植物園「 槐松亭 」

バラと蘭とその他もろもろの植物に囲まれ、メダカと野鳥と甲斐犬すみれと暮らす

ヤフオクは狐とタヌキの化かし合い

2022年04月03日 | 篆刻
 ヤフオクは、恐らくほとんどのまじめな一般の方から、古美術商、故買・廃品業、各種マニア、詐欺まがいの悪質業者まで種々入り乱れているものだ、という前提から始めなければならないでしょう。

 従って、出品されるものも、数少ない真正の値打ちもの、掘り出し物・お宝から、遺品整理・ガラクタ、模造品・贋作・粗悪品まで玉石混交なのです。ここでの「性善説」は通用致しません。値打ちの無いものを高く売りつける、騙すことを目的としている人たちが数知れず居ることを覚悟せねばなりません。
 
 油断すれば、カスをつかまされるリスクが常にあり、それが往々にして高額となるものに混じっていることを身をもって体験いたしております。累計で2、3百件ほどの落札をした中で、「やられた、つかまされたな」という品は少なくとも10件ほどはありました。実は、それ以外でも、「まぁ、これは偽物・模倣品だろう」と承知の上で、ひょっとするともしかしてと、入札しているのも数多くあるのです。

 例えば石眼がある「端渓硯」、これは3、4個すべてが偽物でした。田黄石も人造石だったのが4回(笑)、鶏血石も2個偽物が混じっていました。印泥だと「北京栄寶斎」は3個の内2個が粗悪品でありました。いずれも本物とはけた違いの安い落札価格であったので、腹も立ちませんが。仰々しい由来を連ねた説明があった未使用中国筆の3本セットも、ナイロン毛が混じったバッタ物でしたね。

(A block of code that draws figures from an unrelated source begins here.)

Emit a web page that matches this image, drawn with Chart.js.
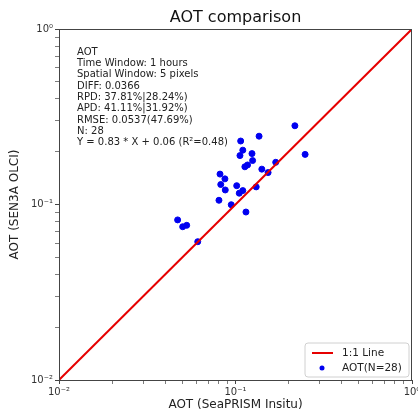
<!DOCTYPE html>
<html>
<head>
<meta charset="utf-8">
<script src="https://cdn.jsdelivr.net/npm/chart.js@4.4.1/dist/chart.umd.min.js"></script>
<style>
  body { margin: 0; background: #fff; }
</style>
</head>
<body>
<canvas id="aot" width="418" height="412"></canvas>
<script>
// SeaPRISM insitu AOT (x) vs SEN3A OLCI AOT (y)
var insitu = [0.217, 0.248, 0.136, 0.107, 0.110, 0.106, 0.124, 0.125, 0.117, 0.113,
              0.141, 0.169, 0.153, 0.0817, 0.0871, 0.0825, 0.0875, 0.1016, 0.110, 0.105,
              0.131, 0.0806, 0.0946, 0.1146, 0.0470, 0.0502, 0.0529, 0.0611];
var olci   = [0.281, 0.193, 0.245, 0.230, 0.204, 0.190, 0.195, 0.178, 0.168, 0.164,
              0.159, 0.174, 0.152, 0.149, 0.140, 0.130, 0.121, 0.128, 0.120, 0.116,
              0.126, 0.1057, 0.0997, 0.0906, 0.0817, 0.0747, 0.0761, 0.0614];
var oneToOne = [0.01, 1];
var majorTicks = [0.01, 0.1, 1];
var tickLabels = ['10\u207B\u00B2', '10\u207B\u00B9', '10\u2070'];
var statsLines = [
    'AOT',
    'Time Window: 1 hours',
    'Spatial Window: 5 pixels',
    'DIFF: 0.0366',
    'RPD: 37.81%|28.24%)',
    'APD: 41.11%|31.92%)',
    'RMSE: 0.0537(47.69%)',
    'N: 28',
    'Y = 0.83 * X + 0.06 (R\u00B2=0.48)'
];

var FONT = 'DejaVu Sans';

// major + minor ticks of the log axis
function logTicks(){
    var t = [];
    for (var d = 0; d < majorTicks.length - 1; d++) {
        for (var k = 1; k < 10; k++) t.push({value: majorTicks[d] * k});
    }
    t.push({value: majorTicks[majorTicks.length - 1]});
    return t;
}
function tickText(v){
    for (var i = 0; i < majorTicks.length; i++) {
        if (Math.abs(v - majorTicks[i]) < majorTicks[i] * 1e-6) return tickLabels[i];
    }
    return '';
}
function isMajor(v){ return tickText(v) !== ''; }

var extras = {
    id: 'extras',
    afterDraw: function(chart){
        var c = chart.ctx, a = chart.chartArea;
        c.save();
        // frame
        c.strokeStyle = '#444';
        c.lineWidth = 1;
        c.strokeRect(a.left + 0.5, a.top + 0.5, a.right - a.left - 1, a.bottom - a.top);
        // stats text
        c.fillStyle = '#222';
        c.font = '10px "' + FONT + '"';
        c.textBaseline = 'middle';
        c.textAlign = 'left';
        statsLines.forEach(function(s, i){
            c.fillText(s, a.left + 18, 52 + i * 11.35);
        });
        // legend
        var ds = chart.data.datasets;
        var bx = a.right - 107, by = a.bottom - 37, bw = 104, bh = 34;
        c.beginPath();
        c.roundRect(bx, by, bw, bh, 3);
        c.fillStyle = 'rgba(255,255,255,0.8)';
        c.fill();
        c.strokeStyle = '#d0d0d0';
        c.stroke();
        c.font = '10.5px "' + FONT + '"';
        c.fillStyle = '#222';
        // line entry
        c.strokeStyle = ds[0].borderColor;
        c.lineWidth = 2;
        c.beginPath();
        c.moveTo(bx + 7, by + 10);
        c.lineTo(bx + 28, by + 10);
        c.stroke();
        c.fillText(ds[0].label, bx + 37, by + 10);
        // point entry
        c.fillStyle = ds[1].backgroundColor;
        c.beginPath();
        c.arc(bx + 17, by + 25, 2.5, 0, Math.PI * 2);
        c.fill();
        c.fillStyle = '#222';
        c.fillText(ds[1].label, bx + 37, by + 25);
        c.restore();
    }
};

function axis(title, isX){
    return {
        type: 'logarithmic',
        min: 0.01,
        max: 1,
        afterBuildTicks: function(s){ s.ticks = logTicks(); },
        afterFit: function(s){
            if (isX) { s.height = 32; s.paddingLeft = 0; s.paddingRight = 0; }
            else { s.width = 59; s.paddingTop = 0; s.paddingBottom = 0; }
        },
        ticks: {
            autoSkip: false,
            maxRotation: 0,
            padding: 2,
            color: '#333',
            font: {family: FONT, size: 10},
            callback: function(v){ return tickText(v); }
        },
        grid: {
            drawOnChartArea: false,
            tickLength: 4,
            color: '#444',
            tickWidth: function(ctx){ return ctx.tick && isMajor(ctx.tick.value) ? 1 : 0.7; }
        },
        border: {color: '#444'},
        title: {
            display: true,
            text: title,
            color: '#222',
            font: {family: FONT, size: 12},
            padding: isX ? {top: 0, bottom: 0} : {top: 8, bottom: 0}
        }
    };
}

var ctx = document.getElementById('aot').getContext('2d');
var chart = new Chart(ctx, {
    type: 'scatter',
    data: {
        datasets: [{
            type: 'line',
            label: '1:1 Line',
            data: oneToOne.map(function(v){ return {x: v, y: v}; }),
            borderColor: 'rgb(230,0,0)',
            borderWidth: 2,
            pointRadius: 0,
            order: 0
        }, {
            label: 'AOT(N=28)',
            data: insitu.map(function(v, i){ return {x: v, y: olci[i]}; }),
            backgroundColor: 'rgb(0,0,240)',
            borderColor: 'rgb(0,0,240)',
            pointRadius: 3,
            order: 1
        }]
    },
    options: {
        responsive: false,
        animation: false,
        layout: {padding: {left: 0, right: 6, top: 0, bottom: 0}},
        scales: {
            x: axis('AOT (SeaPRISM Insitu)', true),
            y: axis('AOT (SEN3A OLCI)', false)
        },
        plugins: {
            legend: {display: false},
            tooltip: {enabled: false},
            title: {
                display: true,
                text: 'AOT comparison',
                fullSize: false,
                color: '#111',
                font: {family: FONT, size: 16, weight: 'normal'},
                padding: {top: 8, bottom: 1.8}
            }
        }
    },
    plugins: [extras]
});
</script>
</body>
</html>
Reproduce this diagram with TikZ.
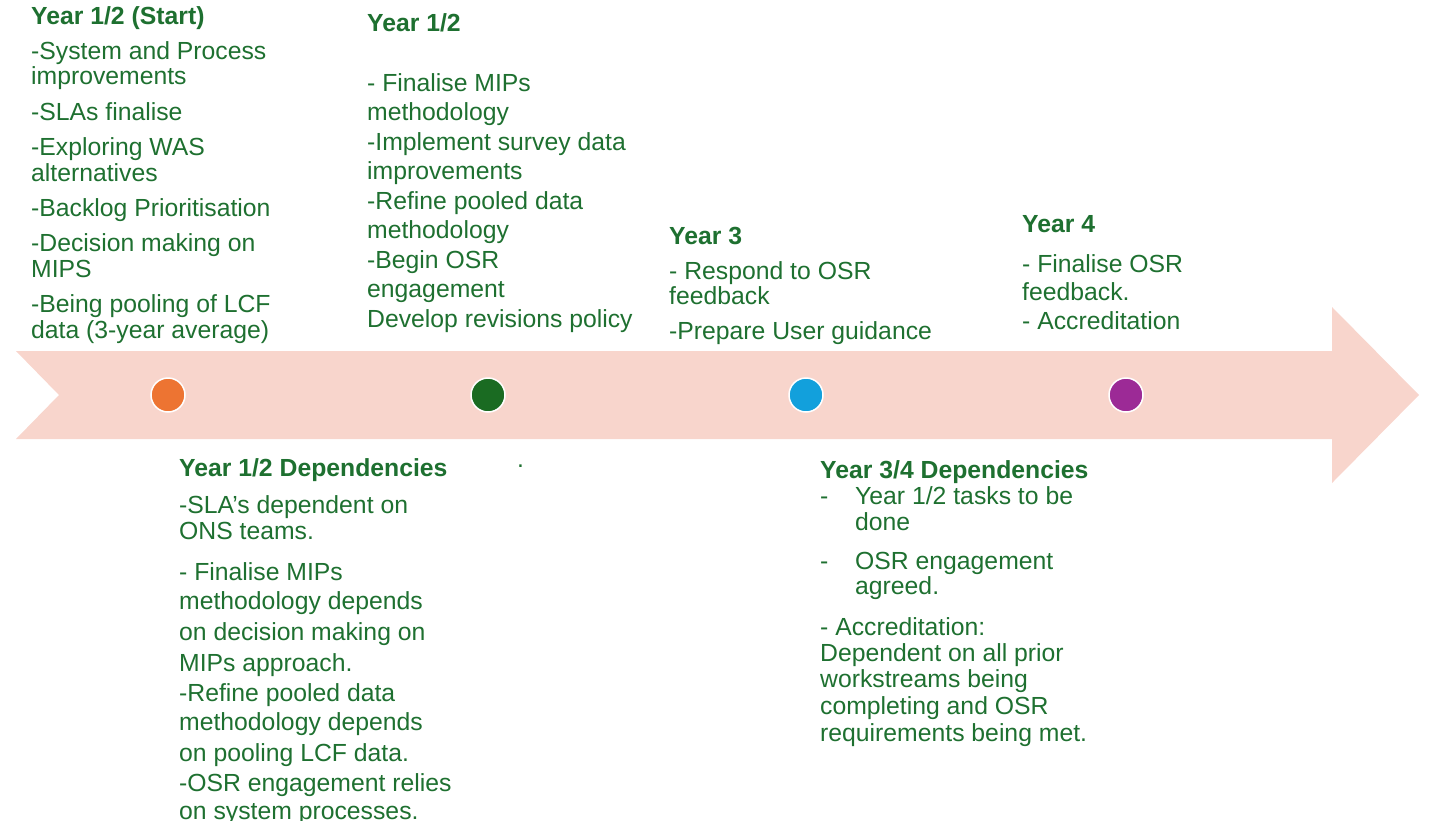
\documentclass[tikz,border=0pt]{standalone}
\usepackage{fontspec}
\setmainfont{Liberation Sans}
\definecolor{tgreen}{HTML}{1E7030}
\definecolor{pinkarrow}{HTML}{F8D5CC}
\definecolor{corange}{HTML}{ED7432}
\definecolor{cgreen}{HTML}{1A6B22}
\definecolor{cblue}{HTML}{12A0DC}
\definecolor{cpurple}{HTML}{9C2A96}
\newcommand\fs{\fontsize{24.75pt}{26pt}\selectfont}
\tikzset{
  txt/.style={anchor=base west, inner sep=0pt, text=tgreen, font=\fs},
  head/.style={txt, font=\fs\bfseries},
  dot/.style={circle, minimum size=34pt, inner sep=0pt, draw=white, line width=1.5pt},
}
\begin{document}
\begin{tikzpicture}[x=1pt,y=-1pt]
\useasboundingbox (0,0) rectangle (1435,820);
% arrow
\fill[pinkarrow] (16,351) -- (1332,351) -- (1332,307) -- (1419,395) -- (1332,483) -- (1332,439) -- (16,439) -- (59,395) -- cycle;
% circles
\node[dot, fill=corange] (c1) at (168,395) {};
\node[dot, fill=cgreen] (c2) at (488,395) {};
\node[dot, fill=cblue] (c3) at (806,395) {};
\node[dot, fill=cpurple] (c4) at (1126,395) {};
% Year 1/2 (Start)
\node[head] (a0) at (31,24.5) {Year 1/2 (Start)};
\node[txt] (a1) at (31,59) {-System and Process};
\node[txt] (a2) at (31,84.5) {improvements};
\node[txt] (a3) at (31,120) {-SLAs finalise};
\node[txt] (a4) at (31,155) {-Exploring WAS};
\node[txt] (a5) at (31,181) {alternatives};
\node[txt] (a6) at (31,216) {-Backlog Prioritisation};
\node[txt] (a7) at (31,251) {-Decision making on};
\node[txt] (a8) at (31,277) {MIPS};
\node[txt] (a9) at (31,312) {-Being pooling of LCF};
\node[txt] (a10) at (31,338) {data (3-year average)};
% Year 1/2
\node[head] (b0) at (367,31.5) {Year 1/2};
\node[txt] (b1) at (367,91) {- Finalise MIPs};
\node[txt] (b2) at (367,120.5) {methodology};
\node[txt] (b3) at (367,150) {-Implement survey data};
\node[txt] (b4) at (367,179.5) {improvements};
\node[txt] (b5) at (367,209) {-Refine pooled data};
\node[txt] (b6) at (367,238.5) {methodology};
\node[txt] (b7) at (367,268) {-Begin OSR};
\node[txt] (b8) at (367,297.5) {engagement};
\node[txt] (b9) at (367,327) {Develop revisions policy};
% Year 3
\node[head] (y0) at (669,244) {Year 3};
\node[txt] (y1) at (669,279) {- Respond to OSR};
\node[txt] (y2) at (669,304.5) {feedback};
\node[txt] (y3) at (669,339) {-Prepare User guidance};
% Year 4
\node[head] (z0) at (1022,232) {Year 4};
\node[txt] (z1) at (1022,272) {- Finalise OSR};
\node[txt] (z2) at (1022,300) {feedback.};
\node[txt] (z3) at (1022,329) {- Accreditation};
% Year 1/2 Dependencies
\node[head] (d0) at (179,476) {Year 1/2 Dependencies};
\node[txt] (d1) at (179,513) {-SLA’s dependent on};
\node[txt] (d2) at (179,539) {ONS teams.};
\node[txt] (d3) at (179,580) {- Finalise MIPs};
\node[txt] (d4) at (179,609.5) {methodology depends};
\node[txt] (d5) at (179,640) {on decision making on};
\node[txt] (d6) at (179,671) {MIPs approach.};
\node[txt] (d7) at (179,701) {-Refine pooled data};
\node[txt] (d8) at (179,730) {methodology depends};
\node[txt] (d9) at (179,761) {on pooling LCF data.};
\node[txt] (d10) at (179,791) {-OSR engagement relies};
\node[txt] (d11) at (179,819) {on system processes.};
\node[txt] (dot) at (517,467) {.};
% Year 3/4 Dependencies
\node[head] (e0) at (820,478) {Year 3/4 Dependencies};
\node[txt] (e1) at (820,504) {\makebox[35pt][l]{-}Year 1/2 tasks to be};
\node[txt] (e2) at (855,530) {done};
\node[txt] (e3) at (820,569) {\makebox[35pt][l]{-}OSR engagement};
\node[txt] (e4) at (855,594) {agreed.};
\node[txt] (e5) at (820,635) {- Accreditation:};
\node[txt] (e6) at (820,661) {Dependent on all prior};
\node[txt] (e7) at (820,687) {workstreams being};
\node[txt] (e8) at (820,714) {completing and OSR};
\node[txt] (e9) at (820,741) {requirements being met.};
\end{tikzpicture}
\end{document}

 確率的には体感では、5%内外、20件に一件くらいの割合で、無価値のくだらない品物を入手していると思います。一方では、少なくても10件に1、2回は、非常に割安の品、素晴らしいお宝(予想外の値打ちものと思える)に巡り合っているので、差し引きすれば十分元が取れております。人間というのは、損をしたことはいつまでも覚えていてくよくよするくせに、幸運に恵まれて得したことは案外忘れるものでもあります。

 そんなヤフオクで、もう一つ注意すべきは「吊り上げ行為」であります。オークションは最終期限の2,30分前から急に件数が増えます。注目されるような値打ちものはウオッチだけで数十人、累計の入札件数も100件を超えてきます。しかし、そのようなものでも、実際札を入れて来る人が10人に満たないことも多いのです。

 数人が参加して入札合戦となるのは決して違法行為ではありませんが、中にはウン?、「そんなに値打ちがあるもの?」と思われる出品物が異様な高値になることが少なくないのです。傾向的には1円からスタート、残り20分頃から一気に一桁ほど金額が増えた入札があり、以降は5分おきに千円程度の入札が延々と繰り替えされ、自動延長されるのです。まるで最高入札上限額を探るように見えます。

 こうしたケースは①出品者自らが別アカウントで金額を上げて、エスカレートさせる。②仲間とグルになって入札合戦を演出する ③一定の法外な高値をつけたら出品取り下げした後、高額な「即決価格」で再出品するなどが考えられます。いずれにせよ、意図的な価格つり上げの手口と考えています。

 実例がこれです。(あくまでワタシの感想です)。潜泉印泥唐木箱です。

ワタシはこれと同様のものを1年ほど前に8千円で落札しています。また、西冷印社の印泥箱(写真右 箱のみ)は14千円でした。

その違いは、表蓋に彫られた字体と印泥入れ(印合)の模様くらいです。1円から始まった入札が、突如4万円ほどの金額に跳ね上がりました。中の「白磁」の印合は朝鮮王朝時代・あるいは元祖景徳鎮の時代物などであるはずがなく印泥自体もせいぜい5千円程度の品に見えました。著名な書家の持ち物だったとか、歴史的由来がはっきりしているものでもない限り、そんな値段になるはずが無いのです。

 この取引は、出品者側からの価格吊り上げがあった可能性があります。わざと極端な最高値で関係者に落札させた後、入札競争に巻き込まれエスカレートして入札していた二番目の入札者に「最終落札者が辞退した」とメールを寄こして高値で買わせるというようなこともあるそうです。

 万が一、この印泥箱が、本当に8万円以上もする値打ちものならばそれはそれで嬉しいのですが(笑)。
 ヤフオクの心得は、相場をきちんと把握すること、研究し目を肥やして(少しの失敗も必要)真贋を見極める事、そうして、決めた上限入札金額(予算)を上回ったら潔く諦める事であります。